Dava, ortak sınır ihtilafına ilişkindir. Keşif sırasında dinlenen yerel bilirkişiler, tespit bilirkişileri ve taraf tanıklarının taşınmazların müşterek sınırlarının neresi olduğuna ilişkin bilgileri bulunmadığı gibi, davacı tanıklarından ... tarafından taraflar arasındaki sınırın, davalı tarafından zamanla değiştirildiği, tespit sırasında da davalının mevcut duruma göre sınırları tespit ettirdiği belirtilmekle birlikte, sözü edilen tanık davacının kardeşi olduğundan beyanına itibar etmek mümkün değildir.

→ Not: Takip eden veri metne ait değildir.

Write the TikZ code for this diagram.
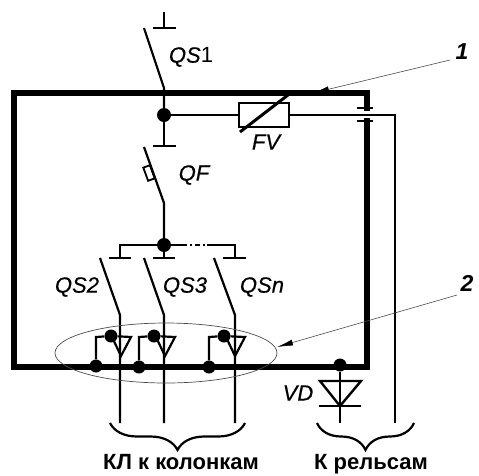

Diğer taraftan keşif sırasında dinlenen ve tespit sırasında taşınmazların yanında bulunduğunu belirten tutanak tanığı, tespit sırasında tarafları çağırmaları üzerine geldiklerini ve gösterdikleri sınırlara göre kadastro tespitinin yapıldığını belirtmiştir. Şu halde, davacının cevaba cevap dilekçesinde, dava konusu yerde serender bulunduğu, sınırın bu serenderin ortasından geçtiği ve bu serenderin husumet nedeniyle kimse tarafından kullanılmadığı yönündeki beyanı ile dava konusu yerde zilyetliği bulunmadığına yönelik kabulü de dikkate alındığında, davacının davasını ispat edemediği anlaşılmaktadır.
Hal böyle olunca; Mahkemece, davacının davasını ispat edemediği gerekçesiyle davanın reddine karar verilmesi gerekirken, delillerin hatalı değerlendirilmesi suretiyle yazıl şekilde karar verilmesi isabetsiz olup, temyiz itirazları açıklanan nedenlerle yerinde görüldüğünden kabulü ile hükmün BOZULMASINA, peşin yatırılan temyiz karar harcının talep halinde temyiz edene iadesine, yasal koşullar gerçekleştiğinde kararın tebliğinden itibaren 15 gün içinde karar düzeltme yolu açık olmak üzere, 25.02.2021 gününde oybirliğiyle karar verildi.